D204 Flashcards
An analyst defines the major questions of interest that need to be answered, determines the needs of the stakeholders, and assesses the resource constraints of the project. Define project outcomes.
Business Understanding/Discovery phase
Data is collected and stored, for easy retrieval from a database, perhaps a component of a data warehouse, by using a language like SQL. Web scraping and surveys to acquire data.
Data Acquisition / Collecting Data phase
Also known as data wrangling, data munging, and feature engineering. Analyst will use SQL, Python, R, or Excel to perform data modifications and transformations
Data Cleaning phase
Analyst begins to understand the basic nature of data, the relationships within it (btw data variables), the structure of the dataset, the presence of outliers, and the distribution of data values.

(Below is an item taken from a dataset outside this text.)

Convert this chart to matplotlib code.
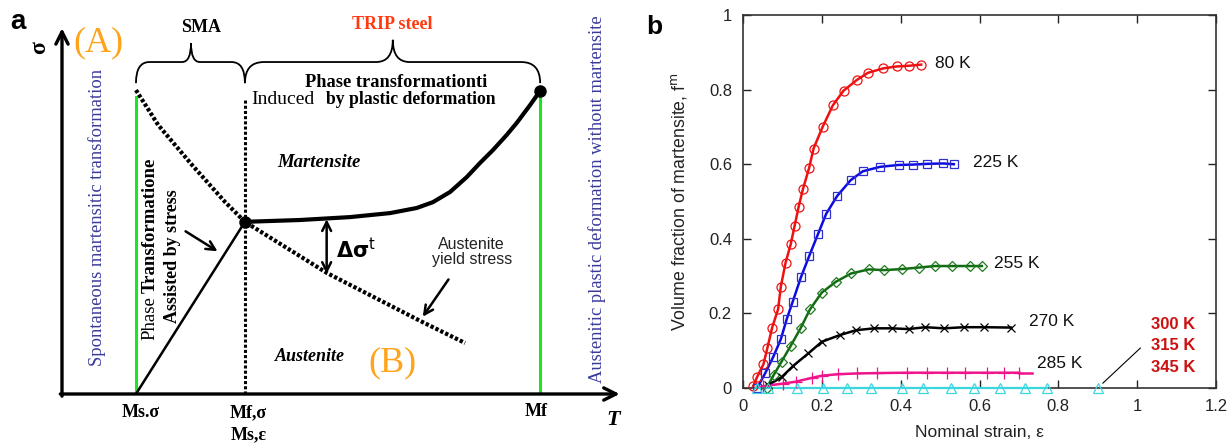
import matplotlib
matplotlib.use("Agg")
import matplotlib.pyplot as plt
from matplotlib.path import Path
from matplotlib.patches import PathPatch

SERIF = "Liberation Serif"
SANS = "Liberation Sans"

# ---- panel a: schematic stress-temperature diagram (arbitrary units, 0-100) ----
T_ms_sigma = 13.3
T_mf_sigma = 32.9
T_mf = 86.0
green_left_top = 81.6
green_right_top = 83.3
dotted_vert_top = 81.2

yield_T = [13.3, 17.3, 23.4, 29.3, 32.9, 47.7, 64.4, 72.5]
yield_sigma = [83.5, 73.9, 62.9, 52.8, 47.3, 33.2, 20.1, 14.0]

mart_T = [32.9, 42.8, 51.8, 59.0, 63.8, 66.7, 69.8, 72.8, 75.2, 77.5, 80.0, 81.8, 84.2, 86.0]
mart_sigma = [47.3, 47.8, 48.6, 49.7, 51.1, 52.7, 55.5, 59.6, 63.5, 67.0, 71.2, 74.5, 79.4, 83.3]

ramp_T = [13.3, 32.9]
ramp_sigma = [0.0, 47.3]

# ---- panel b: volume fraction of martensite vs nominal strain ----
strain_80 = [0.026, 0.036, 0.052, 0.062, 0.074, 0.089, 0.096, 0.108, 0.121, 0.131, 0.141, 0.152,
             0.168, 0.179, 0.202, 0.228, 0.255, 0.289, 0.317, 0.356, 0.390, 0.422, 0.452]
frac_80 = [0.005, 0.030, 0.064, 0.108, 0.162, 0.211, 0.272, 0.336, 0.385, 0.435, 0.485, 0.533,
           0.591, 0.642, 0.700, 0.758, 0.797, 0.826, 0.845, 0.857, 0.862, 0.864, 0.867]

strain_225 = [0.036, 0.056, 0.077, 0.096, 0.111, 0.126, 0.147, 0.168, 0.190, 0.211, 0.239,
              0.273, 0.304, 0.348, 0.395, 0.432, 0.468, 0.508, 0.535]
frac_225 = [0.0, 0.039, 0.084, 0.131, 0.185, 0.231, 0.297, 0.354, 0.412, 0.467, 0.515,
            0.557, 0.581, 0.593, 0.598, 0.599, 0.601, 0.602, 0.600]

strain_255 = [0.060, 0.078, 0.098, 0.121, 0.146, 0.170, 0.200, 0.236, 0.274, 0.319, 0.358,
              0.404, 0.447, 0.487, 0.530, 0.576, 0.606]
frac_255 = [0.0, 0.035, 0.071, 0.113, 0.160, 0.211, 0.256, 0.285, 0.307, 0.318, 0.316,
            0.319, 0.323, 0.327, 0.327, 0.327, 0.327]

strain_270 = [0.064, 0.098, 0.128, 0.166, 0.200, 0.246, 0.287, 0.333, 0.377, 0.420, 0.462,
              0.510, 0.561, 0.612, 0.680]
frac_270 = [0.008, 0.029, 0.060, 0.093, 0.124, 0.142, 0.155, 0.160, 0.160, 0.158, 0.163,
            0.160, 0.163, 0.163, 0.162]

strain_285 = [0.052, 0.102, 0.134, 0.174, 0.200, 0.241, 0.289, 0.340, 0.416, 0.467, 0.517,
              0.563, 0.620, 0.661, 0.701]
frac_285 = [0.005, 0.012, 0.017, 0.027, 0.033, 0.037, 0.039, 0.040, 0.041, 0.041, 0.041,
            0.041, 0.041, 0.041, 0.041]
fit_end_285 = 0.733  # fitted line runs a little past the last measurement

strain_300 = [0.036, 0.064, 0.137, 0.203, 0.264, 0.325, 0.404, 0.457, 0.528, 0.586, 0.652,
              0.716, 0.772]
frac_300 = [0.0] * len(strain_300)
strain_345 = [0.901]
frac_345 = [0.0]

x_ticks = [0, 0.2, 0.4, 0.6, 0.8, 1.0, 1.2]
x_ticklabels = ["0", "0.2", "0.4", "0.6", "0.8", "1", "1.2"]
y_ticks = [0, 0.2, 0.4, 0.6, 0.8, 1.0]
y_ticklabels = ["0", "0.2", "0.4", "0.6", "0.8", "1"]


def brace(ax, x0, x1, xc, y_end, y_mid, y_tip, rx_end, rx_tip, **kw):
    verts = [(x0, y_end), (x0, y_mid), (x0 + rx_end, y_mid),
             (xc - rx_tip, y_mid), (xc, y_mid), (xc, y_tip),
             (xc, y_mid), (xc + rx_tip, y_mid),
             (x1 - rx_end, y_mid), (x1, y_mid), (x1, y_end)]
    codes = [Path.MOVETO, Path.CURVE3, Path.CURVE3, Path.LINETO, Path.CURVE3, Path.CURVE3,
             Path.CURVE3, Path.CURVE3, Path.LINETO, Path.CURVE3, Path.CURVE3]
    ax.add_patch(PathPatch(Path(verts, codes), fill=False, clip_on=False, **kw))


fig = plt.figure(figsize=(12.31, 4.45), dpi=100)

# ---------------- panel a ----------------
ax = fig.add_axes([62 / 1231, 51 / 445, 556 / 1231, 364 / 445])
ax.set_xlim(0, 100)
ax.set_ylim(0, 100)
ax.axis("off")

arrow_kw = dict(arrowstyle="->", lw=2.4, color="black", mutation_scale=22, shrinkA=0, shrinkB=0)
ax.annotate("", xy=(0, 100.5), xytext=(0, -0.6), arrowprops=arrow_kw, annotation_clip=False)
ax.annotate("", xy=(100.3, 0), xytext=(-0.3, 0), arrowprops=arrow_kw, annotation_clip=False)

green = "#22e322"
ax.plot([T_ms_sigma, T_ms_sigma], [0, green_left_top], color=green, lw=2.2)
ax.plot([T_mf, T_mf], [0, green_right_top], color=green, lw=2.2)
ax.plot([T_mf_sigma, T_mf_sigma], [0, dotted_vert_top], color="black", lw=2.2, ls=(0, (1, 0.7)))

ax.plot(yield_T, yield_sigma, color="black", lw=3.0, ls=(0, (0.8, 0.5)))
ax.plot(mart_T, mart_sigma, color="black", lw=3.0, solid_capstyle="round",
        solid_joinstyle="round")
ax.plot(ramp_T, ramp_sigma, color="black", lw=1.8)
ax.plot([mart_T[0], mart_T[-1]], [mart_sigma[0], mart_sigma[-1]], "o", color="black", ms=8,
        clip_on=False)

brace(ax, T_ms_sigma, T_mf_sigma, 23.2, 85.4, 91.2, 96.4, 2.4, 1.6, color="black", lw=1.3)
brace(ax, T_mf_sigma, T_mf, 59.5, 85.4, 91.2, 97.3, 3.4, 3.0, color="black", lw=1.3)

ax.text(25.0, 100.8, "SMA", fontfamily=SERIF, fontweight="bold", fontsize=13,
        ha="center", va="center")
ax.text(59.4, 101.4, "TRIP steel", fontfamily=SERIF, fontweight="bold", fontsize=13,
        color="#ff3a10", ha="center", va="center")
ax.text(60.1, 85.7, "Phase transformationti", fontfamily=SERIF, fontweight="bold", fontsize=13.2,
        ha="center", va="center")
ax.text(34.0, 80.8, "Induced", fontfamily=SERIF, fontsize=14, ha="left", va="center")
ax.text(47.4, 80.8, "by plastic deformation", fontfamily=SERIF, fontweight="bold", fontsize=12.7,
        ha="left", va="center")
ax.text(46.2, 63.5, "Martensite", fontfamily=SERIF, fontweight="bold", style="italic",
        fontsize=13.5, ha="center", va="center")
ax.text(44.6, 10.4, "Austenite", fontfamily=SERIF, fontweight="bold", style="italic",
        fontsize=13, ha="center", va="center")

orange = "#ffa31a"
ax.text(6.5, 96.4, "(A)", fontfamily=SERIF, fontsize=26, color=orange, ha="center", va="center")
ax.text(59.5, 8.5, "(B)", fontfamily=SERIF, fontsize=26, color=orange, ha="center", va="center")

ax.text(-4.0, 95.3, "σ", fontfamily=SERIF, fontweight="bold", fontsize=17, rotation=90,
        ha="center", va="center")

blue_txt = "#3a3a9c"
ax.text(6.3, 48.4, "Spontaneous martensitic transformation", fontfamily=SERIF, fontsize=13.4,
        color=blue_txt, rotation=90, ha="center", va="center")
ax.text(96.2, 53.6, "Austenitic plastic deformation without martensite", fontfamily=SERIF,
        fontsize=13.3, color=blue_txt, rotation=90, ha="center", va="center")

ax.text(15.8, 20.9, "Phase", fontfamily=SERIF, fontsize=13.5, rotation=90, ha="center",
        va="center")
ax.text(15.8, 46.4, "Transformatione", fontfamily=SERIF, fontweight="bold", fontsize=13.5,
        rotation=90, ha="center", va="center")
ax.text(19.8, 37.9, "Assisted by stress", fontfamily=SERIF, fontweight="bold", fontsize=13,
        rotation=90, ha="center", va="center")

ax.annotate("", xy=(28.4, 38.8), xytext=(21.8, 45.1),
            arrowprops=dict(arrowstyle="->", lw=1.8, color="black", mutation_scale=16))
ax.annotate("", xy=(47.6, 33.0), xytext=(47.6, 48.0),
            arrowprops=dict(arrowstyle="<->", lw=1.8, color="black", mutation_scale=16,
                            shrinkA=0, shrinkB=0))
ax.text(49.3, 39.6, r"$\mathbf{\Delta\sigma}^{\mathrm{t}}$", fontsize=15, ha="left", va="center")
ax.text(73.7, 39.0, "Austenite\nyield stress", fontfamily=SANS, fontsize=11.5, ha="center",
        va="center", linespacing=1.05, color="#222222")
ax.annotate("", xy=(64.6, 20.6), xytext=(69.8, 32.1),
            arrowprops=dict(arrowstyle="->", lw=1.8, color="black", mutation_scale=16))

tick_kw = dict(fontfamily=SERIF, fontweight="bold", fontsize=13, ha="center", va="center")
ax.text(14.2, -5.2, "Ms.σ", **tick_kw)
ax.text(33.5, -5.2, "Mf,σ", **tick_kw)
ax.text(33.5, -11.3, "Ms,ε", **tick_kw)
ax.text(85.3, -4.9, "Mf", **tick_kw)
ax.text(99.1, -7.1, "T", fontfamily=SERIF, fontweight="bold", style="italic", fontsize=16,
        ha="center", va="center")

fig.text(18 / 1231, 1 - 22 / 445, "a", fontfamily=SANS, fontweight="bold", fontsize=20,
         ha="center", va="center")

# ---------------- panel b ----------------
bx = fig.add_axes([743 / 1231, 57 / 445, 473 / 1231, 373 / 445])
bx.set_xlim(0, 1.2)
bx.set_ylim(0, 1)

series = [
    (strain_80, frac_80, "#ee1111", "#ee1111", "o", 6.5),
    (strain_225, frac_225, "#0c0ce0", "#3030d0", "s", 6),
    (strain_255, frac_255, "#126b12", "#1f7a1f", "D", 4.6),
    (strain_270, frac_270, "#000000", "#000000", "x", 6.3),
    (strain_285, frac_285, "#f0148c", "#f0148c", "+", 8.5),
]
for xs, ys, lc, mc, mk, ms in series:
    bx.plot(xs, ys, color=lc, lw=1.8, zorder=3)
    bx.plot(xs, ys, ls="none", marker=mk, ms=ms, mfc="none", mec=mc, mew=0.9, zorder=4,
            clip_on=False)
bx.plot([strain_285[-1], fit_end_285], [frac_285[-1], frac_285[-1]], color="#f0148c", lw=1.8,
        zorder=3)

cyan = "#3cd6e0"
bx.plot(strain_300, frac_300, color=cyan, lw=1.6, zorder=3, clip_on=False)
bx.plot(strain_300 + strain_345, frac_300 + frac_345, ls="none", marker="^", ms=7, mfc="none",
        mec=cyan, mew=0.9, zorder=4, clip_on=False)
bx.plot([0.913, 1.008], [0.013, 0.107], color="black", lw=0.8)

lab_kw = dict(fontfamily=SANS, fontsize=12.5, ha="left", va="center", color="#111111")
bx.text(0.487, 0.869, "80 K", **lab_kw)
bx.text(0.584, 0.604, "225 K", **lab_kw)
bx.text(0.636, 0.335, "255 K", **lab_kw)
bx.text(0.725, 0.177, "270 K", **lab_kw)
bx.text(0.745, 0.067, "285 K", **lab_kw)
hot_kw = dict(fontfamily=SANS, fontsize=12, fontweight="bold", ha="right", va="center",
              color="#cc1111")
bx.text(1.148, 0.169, "300 K", **hot_kw)
bx.text(1.148, 0.113, "315 K", **hot_kw)
bx.text(1.148, 0.056, "345 K", **hot_kw)

bx.set_xticks(x_ticks)
bx.set_xticklabels(x_ticklabels)
bx.set_yticks(y_ticks)
bx.set_yticklabels(y_ticklabels)
bx.tick_params(direction="in", length=6, width=1, top=True, right=True, pad=8,
               labelsize=12, labelcolor="#222222", color="#222222")
for lab in bx.get_xticklabels() + bx.get_yticklabels():
    lab.set_fontfamily(SANS)
for sp in bx.spines.values():
    sp.set_color("#333333")
    sp.set_linewidth(1.2)

bx.set_xlabel("Nominal strain, ε", fontfamily=SANS, fontsize=12.5, color="#222222", labelpad=8)
bx.set_ylabel("Volume fraction of martensite, f$^{\\mathrm{m}}$", fontfamily=SANS, fontsize=12.8,
              color="#222222", labelpad=14)

fig.text(654 / 1231, 1 - 27 / 445, "b", fontfamily=SANS, fontweight="bold", fontsize=19,
         ha="center", va="center")

fig.savefig("out.png", dpi=100)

This phase uses data visualization tools and numerical summaries such as measures of central tendency and variability.
Data Exploration phase
Allows the analyst to move beyond describing the data to creating models that enable predictions of outcomes of interest. Python and R are used in automating the training and use of models.
Predictive Modeling phase
Looks for patterns in large sets of data. Tools are Python and R. Also called Machine learning.
Data Mining phase
Analyst tells the story of the data and uses graphs or interactive dashboards to inform others of the findings from the analyses.
Data Reporting phase
Data Analytics Lifecycle phases in order
- Business Understanding/Discovery
- Data Acquisition / Collecting Data
- Data Cleaning
- Data Exploration
- The Predictive Modeling
- The Data Mining
- The Data Reporting